Agriculture

Ground report from Gurrampanuku: This Andhra village ditched chemical fertilisers for cow urine

Ideation by an NGO, a little funding, collective labour help farmers in Vishakhapatnam go natural

 
By Shagun
Published: Friday 08 April 2022
Photograph: Shagun Kapil

K Kamraj smiles as he narrates the process through which he would collect cow urine two years ago. “We kept a log to track the time when our cows would urinate and at that hour everyday we sat with a bucket and waited. Busy through the day, we collected it at night,” said the resident of Gurrampanuku, the first village in Andhra Pradesh’s Visakhapatnam district to shift to chemical-free farming.

Today, almost every drop of cow urine from the village is hygienically collected and converted into jeevamrutha, the natural fertiliser that has enabled all the eight farming households in the small tribal village to completely ditch chemical fertilisers in August 2021.

The transition started in 2020 when the residents interacted with the non-profit Watershed Support Services and Activities Network (WASSAN), whose members were on a field visit to the district to understand the difficulties faced by farmers in giving up chemical farming.

The non-profit suggested replacing the clay floors of the cattle sheds with cemented floors laid at a slight gradient to ensure that the urine does not soak into the ground but funnels into a pipeline connected to a common tank. The eight households immediately agreed to the idea and the non-profit arranged partial funding for the project. The families paid Rs 6,000 each and offered labour to renovate the cowsheds.

Now, the village has a 500-litre tank that collects urine and a larger 1,000-litre tank that is used for storing it. “There is a filter in between the two tanks, which sieves the debris that gets washed with the urine from the floor and the pipeline,” said Kamraj, who is responsible for the upkeep of the system. “I regularly stir the mixture for aeration and oversee the sale of jeevamrutha, for which I get paid separately,” he said.

The families collectively make jeevamrutha, a mixture of cow urine and dung, dal, jaggery, ant hill soil, and water, and use it on their farms.

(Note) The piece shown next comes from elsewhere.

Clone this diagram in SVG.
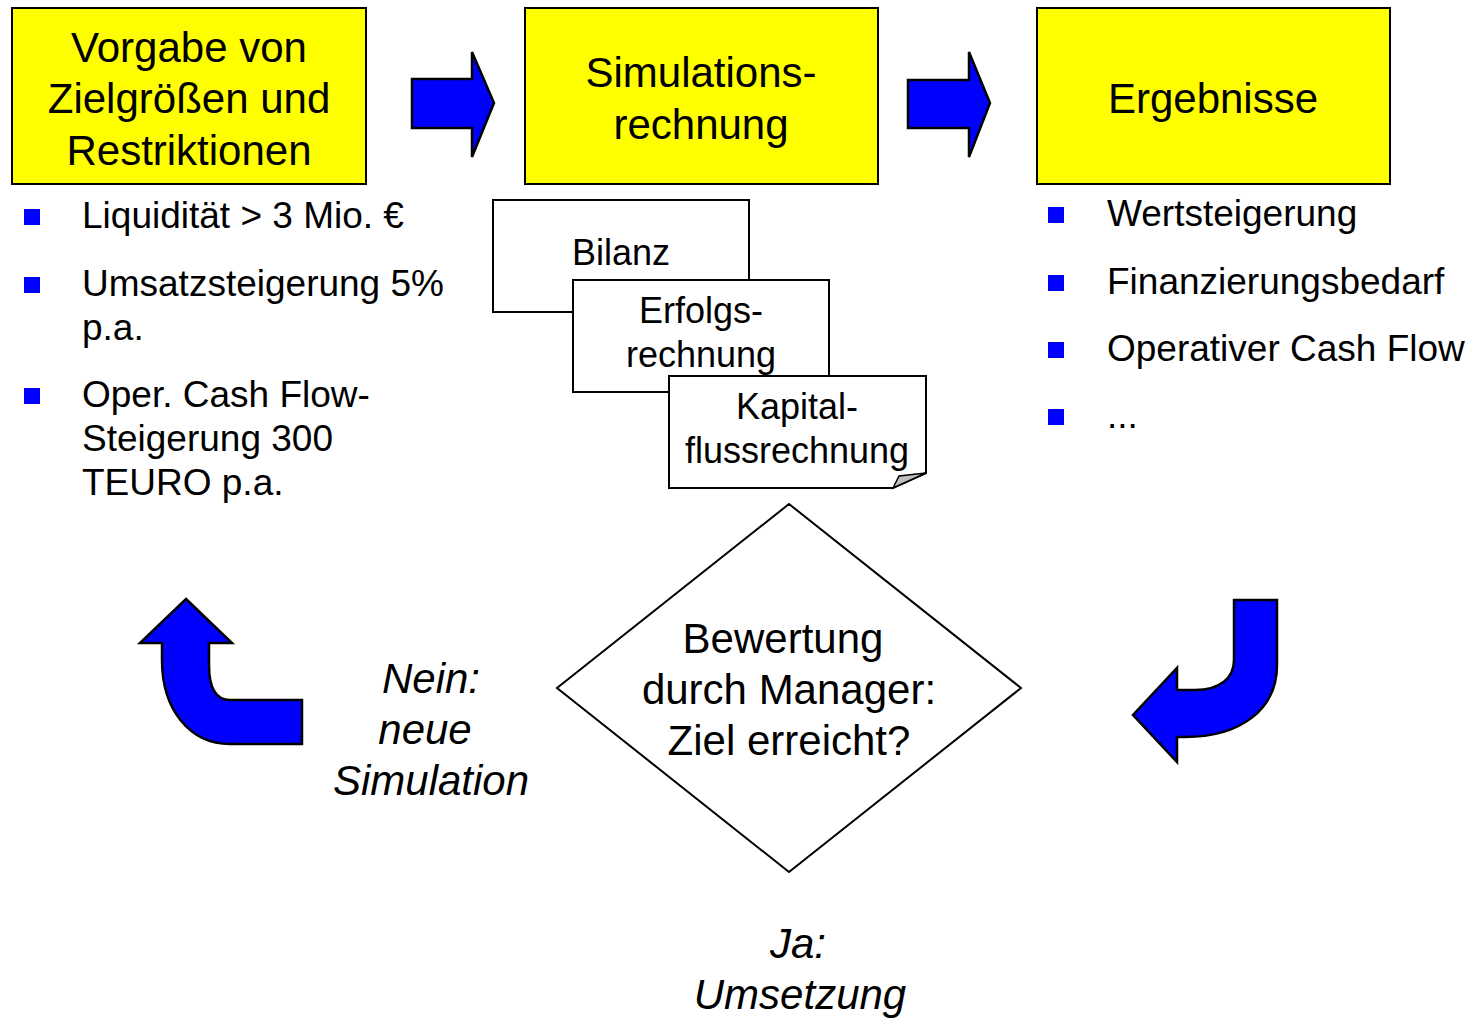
<svg xmlns="http://www.w3.org/2000/svg" width="1470" height="1019" viewBox="0 0 1470 1019">
<style>
text{font-family:"Liberation Sans",Arial,sans-serif;fill:#000}
.big{font-size:42px;text-anchor:middle}
.it{font-size:42px;font-style:italic;text-anchor:middle}
.bul{font-size:37px}
.doc{font-size:36px;text-anchor:middle}
.box{fill:#FFFF00;stroke:#000;stroke-width:2}
.arr{fill:#0000FF;stroke:#000;stroke-width:2.5;stroke-linejoin:miter}
.sq{fill:#0000FF}
.paper{fill:#fff;stroke:#000;stroke-width:2}
</style>
<rect width="1470" height="1019" fill="#fff"/>
<g id="vorgabe">
<rect class="box" x="12" y="8" width="354" height="176"/>
<text class="big" x="189" y="62">Vorgabe von</text>
<text class="big" x="189" y="113">Zielgrößen und</text>
<text class="big" x="189" y="165">Restriktionen</text>
</g>
<g id="simulation">
<rect class="box" x="525" y="8" width="353" height="176"/>
<text class="big" x="701" y="87">Simulations-</text>
<text class="big" x="701" y="139">rechnung</text>
</g>
<g id="ergebnisse">
<rect class="box" x="1037" y="8" width="353" height="176"/>
<text class="big" x="1213" y="113">Ergebnisse</text>
</g>
<g id="ziel-liste">
<rect class="sq" x="24" y="209" width="16" height="16"/>
<text class="bul" x="82" y="228">Liquidität &gt; 3 Mio. €</text>
<rect class="sq" x="24" y="277" width="16" height="16"/>
<text class="bul" x="82" y="296">Umsatzsteigerung 5%</text>
<text class="bul" x="82" y="340">p.a.</text>
<rect class="sq" x="24" y="388" width="16" height="16"/>
<text class="bul" x="82" y="407">Oper. Cash Flow-</text>
<text class="bul" x="82" y="451">Steigerung 300</text>
<text class="bul" x="82" y="495">TEURO p.a.</text>
</g>
<g id="ergebnis-liste">
<rect class="sq" x="1048" y="207" width="16" height="16"/>
<text class="bul" x="1107" y="226">Wertsteigerung</text>
<rect class="sq" x="1048" y="275" width="16" height="16"/>
<text class="bul" x="1107" y="294">Finanzierungsbedarf</text>
<rect class="sq" x="1048" y="342" width="16" height="16"/>
<text class="bul" x="1107" y="361">Operativer Cash Flow</text>
<rect class="sq" x="1048" y="409" width="16" height="16"/>
<text class="bul" x="1107" y="428">...</text>
</g>
<g id="bilanz">
<rect class="paper" x="493" y="200" width="256" height="112"/>
<text class="doc" x="621" y="265">Bilanz</text>
</g>
<g id="erfolgsrechnung">
<rect class="paper" x="573" y="280" width="256" height="112"/>
<text class="doc" x="701" y="323">Erfolgs-</text>
<text class="doc" x="701" y="367">rechnung</text>
</g>
<g id="kapitalflussrechnung">
<path class="paper" d="M669,376 L926,376 L926,473 L893,488 L669,488 Z"/>
<path d="M893,488 L899,476 L926,473 Z" fill="#c0c0c0" stroke="#000" stroke-width="1.5"/>
<text class="doc" x="797" y="419">Kapital-</text>
<text class="doc" x="797" y="463">flussrechnung</text>
</g>
<g id="bewertung">
<path d="M789,504 L1021,688 L789,872 L557,688 Z" fill="#fff" stroke="#000" stroke-width="2"/>
<text class="big" x="783" y="653">Bewertung</text>
<text class="big" x="789" y="704">durch Manager:</text>
<text class="big" x="789" y="755">Ziel erreicht?</text>
</g>
<g id="labels">
<text class="it" x="431" y="693">Nein:</text>
<text class="it" x="425" y="744">neue</text>
<text class="it" x="431" y="795">Simulation</text>
<text class="it" x="798" y="958">Ja:</text>
<text class="it" x="800" y="1009">Umsetzung</text>
</g>
<g id="connectors">
<path class="arr" d="M412,79 L472,79 L472,52 L494,103 L472,157 L472,128 L412,128 Z"/>
<path class="arr" d="M908,80 L969,80 L969,52 L990,103 L969,157 L969,128 L908,128 Z"/>
<path class="arr" d="M1234,600 L1277,600 L1277,665 C1277,710 1240,737 1185,737 L1177,737 L1177,762 L1133,715 L1177,668 L1177,690 L1195,690 C1220,690 1234,678 1234,660 Z"/>
<path class="arr" d="M186,599 L232,643 L209,643 L209,665 C209,688 216,700 230,700 L302,700 L302,744 L230,744 C190,744 162,710 162,660 L162,643 L140,643 Z"/>
</g>
</svg>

The surplus is sold to farmers in neighbouring villages. “We started selling in January 2021. By December, we had collected Rs 13,545 from selling jeevamrutha alone,” said Kamraj.

The farm yield has almost tripled since the village went organic in 2021. “My paddy yield has increased from 1.2 tonnes to 18 tonnes now,” said K Nagrajan, a Gurrampanuku resident. “We are also saving Rs 5,000 a hectare because we do not need chemical fertilisers,” he said.

ML Sanyasi Rao of WASSAN said the project is spreading to other villages. “We presented the model to the Integrated Tribal Development Agency. They are supporting the renovation of 21 sheds in different villages,” he said.